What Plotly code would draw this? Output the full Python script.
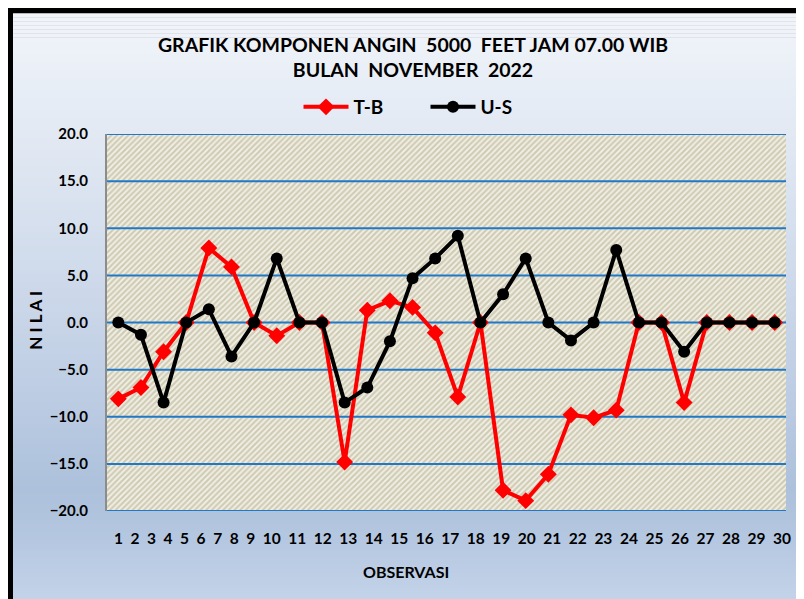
import plotly.graph_objects as go

# data
observasi = list(range(1, 31))
tb = [-8.1, -6.9, -3.1, 0.0, 7.9, 5.9, 0.0, -1.4, 0.0, 0.0,
      -14.8, 1.3, 2.3, 1.6, -1.1, -7.9, 0.0, -17.8, -18.9, -16.1,
      -9.8, -10.1, -9.3, 0.0, 0.0, -8.5, 0.0, 0.0, 0.0, 0.0]
us = [0.0, -1.3, -8.5, 0.0, 1.4, -3.6, 0.0, 6.8, 0.0, 0.0,
      -8.5, -6.9, -2.0, 4.7, 6.8, 9.2, 0.0, 3.0, 6.8, 0.0,
      -1.9, 0.0, 7.7, 0.0, 0.0, -3.1, 0.0, 0.0, 0.0, 0.0]
y_ticks = [-20, -15, -10, -5, 0, 5, 10, 15, 20]

W, H = 804, 599
OFF = 8  # page body margin, positions below are read in page pixels
L = 107 - OFF
T = 134 - OFF
R = W - (786 - OFF)
B = H - (511.5 - OFF)
PW = W - L - R
PH = H - T - B
X_RANGE = [0.5, 30.5]
Y_RANGE = [-20, 20]
FONT = "Lato"


def pxx(x):
    return (x - OFF - L) / PW


def pxy(y):
    return (H - B - (y - OFF)) / PH


def hex2rgb(h):
    return tuple(int(h[i:i + 2], 16) for i in (1, 3, 5))


def grad(y, stops):
    for (y0, c0), (y1, c1) in zip(stops, stops[1:]):
        if y0 <= y <= y1:
            t = (y - y0) / (y1 - y0)
            a, b = hex2rgb(c0), hex2rgb(c1)
            return "rgb(%d,%d,%d)" % tuple(round(a[i] + (b[i] - a[i]) * t) for i in range(3))
    return stops[-1][1]


stops = [(0, "#f3f6fb"), (134, "#e2e9f3"), (322, "#c8d5e8"),
         (490, "#adc1dc"), (520, "#b1c4de"), (620, "#c7d6eb")]

shapes = [dict(type="rect", xref="paper", yref="paper", layer="below",
               x0=pxx(0), x1=pxx(830), y0=pxy(0), y1=pxy(630),
               fillcolor="black", line_width=0)]
step = 4
for y in range(13, 620, step):
    shapes.append(dict(type="rect", xref="paper", yref="paper", layer="below",
                       x0=pxx(13), x1=pxx(830), y0=pxy(y), y1=pxy(y + step + 0.5),
                       fillcolor=grad(y + step / 2, stops), line_width=0))

fig = go.Figure()

# hatched plot area
fig.add_trace(go.Scatter(
    x=[X_RANGE[0], X_RANGE[1], X_RANGE[1], X_RANGE[0], X_RANGE[0]],
    y=[Y_RANGE[0], Y_RANGE[0], Y_RANGE[1], Y_RANGE[1], Y_RANGE[0]],
    mode="lines", fill="toself", line_width=0, hoverinfo="skip", showlegend=False,
    fillcolor="rgba(0,0,0,0)",
    fillpattern=dict(shape="/", fgcolor="#aca681", bgcolor="#f3f1e8", size=4, solidity=0.55),
))

# horizontal grid lines on top of the hatch
gx, gy = [], []
for v in y_ticks:
    gx += [X_RANGE[0], X_RANGE[1], None]
    gy += [v, v, None]
fig.add_trace(go.Scatter(x=gx, y=gy, mode="lines", line=dict(color="#1f78c8", width=2),
                         hoverinfo="skip", showlegend=False))

fig.add_trace(go.Scatter(x=observasi, y=tb, name="T-B", mode="lines+markers",
                         line=dict(color="#ff0000", width=4),
                         marker=dict(symbol="diamond", size=13, color="#ff0000")))
fig.add_trace(go.Scatter(x=observasi, y=us, name="U-S", mode="lines+markers",
                         line=dict(color="#000000", width=4),
                         marker=dict(symbol="circle", size=12, color="#000000")))

annotations = [
    dict(text="\u00a0\u00a0".join(str(i) for i in observasi), xref="paper", yref="paper",
         x=pxx(452.5), y=pxy(539), showarrow=False, xanchor="center", yanchor="middle",
         font=dict(family=FONT, size=15.5, color="black", weight="bold")),
    dict(text="OBSERVASI", xref="paper", yref="paper", x=pxx(406), y=pxy(572),
         showarrow=False, xanchor="center", yanchor="middle",
         font=dict(family=FONT, size=16, color="black", weight="bold")),
    dict(text="N I L A I", xref="paper", yref="paper", x=pxx(36), y=pxy(321),
         showarrow=False, textangle=-90, xanchor="center", yanchor="middle",
         font=dict(family=FONT, size=17, color="black", weight="bold")),
]

fig.update_layout(
    width=W, height=H,
    margin=dict(l=L, r=R, t=T, b=B, autoexpand=False),
    paper_bgcolor="white",
    plot_bgcolor="rgba(0,0,0,0)",
    shapes=shapes,
    annotations=annotations,
    title=dict(text="GRAFIK KOMPONEN ANGIN\u00a0 5000\u00a0 FEET JAM 07.00 WIB<br>BULAN\u00a0 NOVEMBER\u00a0 2022",
               x=(413 - OFF) / W, xanchor="center", y=1 - 44 / H, yanchor="middle",
               font=dict(family=FONT, size=19.5, color="black", weight="bold")),
    legend=dict(orientation="h", xref="container", x=(425.5 - OFF) / W, xanchor="center",
                yref="container", y=1 - 99 / H, yanchor="middle",
                itemwidth=45, entrywidth=67,
                font=dict(family=FONT, size=19, color="black", weight="bold"),
                bgcolor="rgba(0,0,0,0)"),
    xaxis=dict(range=X_RANGE, showgrid=False, zeroline=False, showticklabels=False,
               showline=False, fixedrange=True),
    yaxis=dict(range=Y_RANGE, tickvals=y_ticks, tickformat=".1f", showgrid=False,
               zeroline=False, showline=True, linecolor="#8c8c8c", linewidth=2,
               ticks="", ticklabelstandoff=14,
               tickfont=dict(family=FONT, size=15, color="black", weight="bold")),
)

fig.write_html("out.html")
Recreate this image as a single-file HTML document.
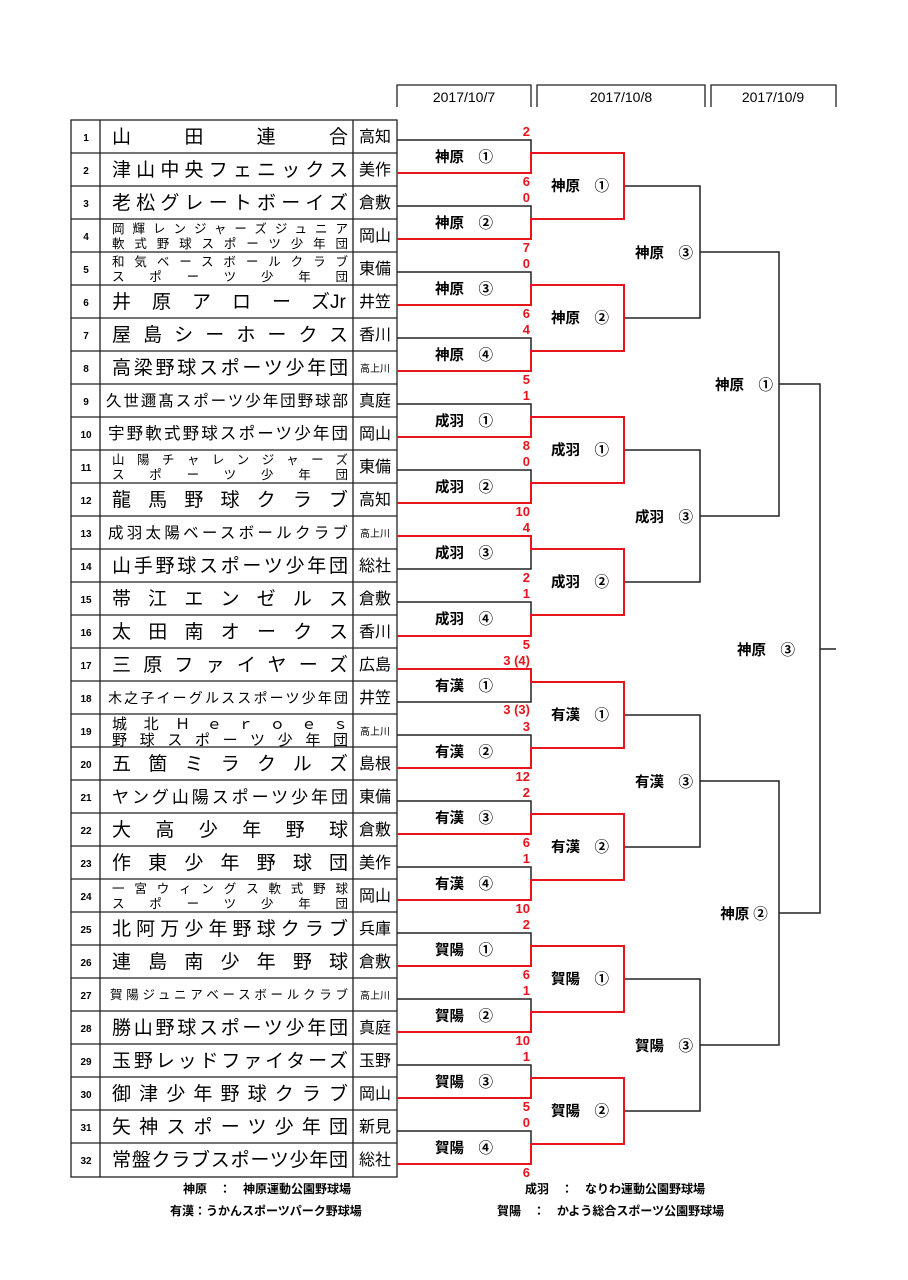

▬▬▬

### REQUIREMENTS
Copy each line above precisely, dropping the pictures.

### WORKED SOLUTION
What Plotly code would draw this? Output the full Python script.
import plotly.graph_objects as go

# data
observasi = list(range(1, 31))
tb = [-8.1, -6.9, -3.1, 0.0, 7.9, 5.9, 0.0, -1.4, 0.0, 0.0,
      -14.8, 1.3, 2.3, 1.6, -1.1, -7.9, 0.0, -17.8, -18.9, -16.1,
      -9.8, -10.1, -9.3, 0.0, 0.0, -8.5, 0.0, 0.0, 0.0, 0.0]
us = [0.0, -1.3, -8.5, 0.0, 1.4, -3.6, 0.0, 6.8, 0.0, 0.0,
      -8.5, -6.9, -2.0, 4.7, 6.8, 9.2, 0.0, 3.0, 6.8, 0.0,
      -1.9, 0.0, 7.7, 0.0, 0.0, -3.1, 0.0, 0.0, 0.0, 0.0]
y_ticks = [-20, -15, -10, -5, 0, 5, 10, 15, 20]

W, H = 804, 599
OFF = 8  # page body margin, positions below are read in page pixels
L = 107 - OFF
T = 134 - OFF
R = W - (786 - OFF)
B = H - (511.5 - OFF)
PW = W - L - R
PH = H - T - B
X_RANGE = [0.5, 30.5]
Y_RANGE = [-20, 20]
FONT = "Lato"


def pxx(x):
    return (x - OFF - L) / PW


def pxy(y):
    return (H - B - (y - OFF)) / PH


def hex2rgb(h):
    return tuple(int(h[i:i + 2], 16) for i in (1, 3, 5))


def grad(y, stops):
    for (y0, c0), (y1, c1) in zip(stops, stops[1:]):
        if y0 <= y <= y1:
            t = (y - y0) / (y1 - y0)
            a, b = hex2rgb(c0), hex2rgb(c1)
            return "rgb(%d,%d,%d)" % tuple(round(a[i] + (b[i] - a[i]) * t) for i in range(3))
    return stops[-1][1]


stops = [(0, "#f3f6fb"), (134, "#e2e9f3"), (322, "#c8d5e8"),
         (490, "#adc1dc"), (520, "#b1c4de"), (620, "#c7d6eb")]

shapes = [dict(type="rect", xref="paper", yref="paper", layer="below",
               x0=pxx(0), x1=pxx(830), y0=pxy(0), y1=pxy(630),
               fillcolor="black", line_width=0)]
step = 4
for y in range(13, 620, step):
    shapes.append(dict(type="rect", xref="paper", yref="paper", layer="below",
                       x0=pxx(13), x1=pxx(830), y0=pxy(y), y1=pxy(y + step + 0.5),
                       fillcolor=grad(y + step / 2, stops), line_width=0))

fig = go.Figure()

# hatched plot area
fig.add_trace(go.Scatter(
    x=[X_RANGE[0], X_RANGE[1], X_RANGE[1], X_RANGE[0], X_RANGE[0]],
    y=[Y_RANGE[0], Y_RANGE[0], Y_RANGE[1], Y_RANGE[1], Y_RANGE[0]],
    mode="lines", fill="toself", line_width=0, hoverinfo="skip", showlegend=False,
    fillcolor="rgba(0,0,0,0)",
    fillpattern=dict(shape="/", fgcolor="#aca681", bgcolor="#f3f1e8", size=4, solidity=0.55),
))

# horizontal grid lines on top of the hatch
gx, gy = [], []
for v in y_ticks:
    gx += [X_RANGE[0], X_RANGE[1], None]
    gy += [v, v, None]
fig.add_trace(go.Scatter(x=gx, y=gy, mode="lines", line=dict(color="#1f78c8", width=2),
                         hoverinfo="skip", showlegend=False))

fig.add_trace(go.Scatter(x=observasi, y=tb, name="T-B", mode="lines+markers",
                         line=dict(color="#ff0000", width=4),
                         marker=dict(symbol="diamond", size=13, color="#ff0000")))
fig.add_trace(go.Scatter(x=observasi, y=us, name="U-S", mode="lines+markers",
                         line=dict(color="#000000", width=4),
                         marker=dict(symbol="circle", size=12, color="#000000")))

annotations = [
    dict(text="\u00a0\u00a0".join(str(i) for i in observasi), xref="paper", yref="paper",
         x=pxx(452.5), y=pxy(539), showarrow=False, xanchor="center", yanchor="middle",
         font=dict(family=FONT, size=15.5, color="black", weight="bold")),
    dict(text="OBSERVASI", xref="paper", yref="paper", x=pxx(406), y=pxy(572),
         showarrow=False, xanchor="center", yanchor="middle",
         font=dict(family=FONT, size=16, color="black", weight="bold")),
    dict(text="N I L A I", xref="paper", yref="paper", x=pxx(36), y=pxy(321),
         showarrow=False, textangle=-90, xanchor="center", yanchor="middle",
         font=dict(family=FONT, size=17, color="black", weight="bold")),
]

fig.update_layout(
    width=W, height=H,
    margin=dict(l=L, r=R, t=T, b=B, autoexpand=False),
    paper_bgcolor="white",
    plot_bgcolor="rgba(0,0,0,0)",
    shapes=shapes,
    annotations=annotations,
    title=dict(text="GRAFIK KOMPONEN ANGIN\u00a0 5000\u00a0 FEET JAM 07.00 WIB<br>BULAN\u00a0 NOVEMBER\u00a0 2022",
               x=(413 - OFF) / W, xanchor="center", y=1 - 44 / H, yanchor="middle",
               font=dict(family=FONT, size=19.5, color="black", weight="bold")),
    legend=dict(orientation="h", xref="container", x=(425.5 - OFF) / W, xanchor="center",
                yref="container", y=1 - 99 / H, yanchor="middle",
                itemwidth=45, entrywidth=67,
                font=dict(family=FONT, size=19, color="black", weight="bold"),
                bgcolor="rgba(0,0,0,0)"),
    xaxis=dict(range=X_RANGE, showgrid=False, zeroline=False, showticklabels=False,
               showline=False, fixedrange=True),
    yaxis=dict(range=Y_RANGE, tickvals=y_ticks, tickformat=".1f", showgrid=False,
               zeroline=False, showline=True, linecolor="#8c8c8c", linewidth=2,
               ticks="", ticklabelstandoff=14,
               tickfont=dict(family=FONT, size=15, color="black", weight="bold")),
)

fig.write_html("out.html")
Recreate this image as a single-file HTML document.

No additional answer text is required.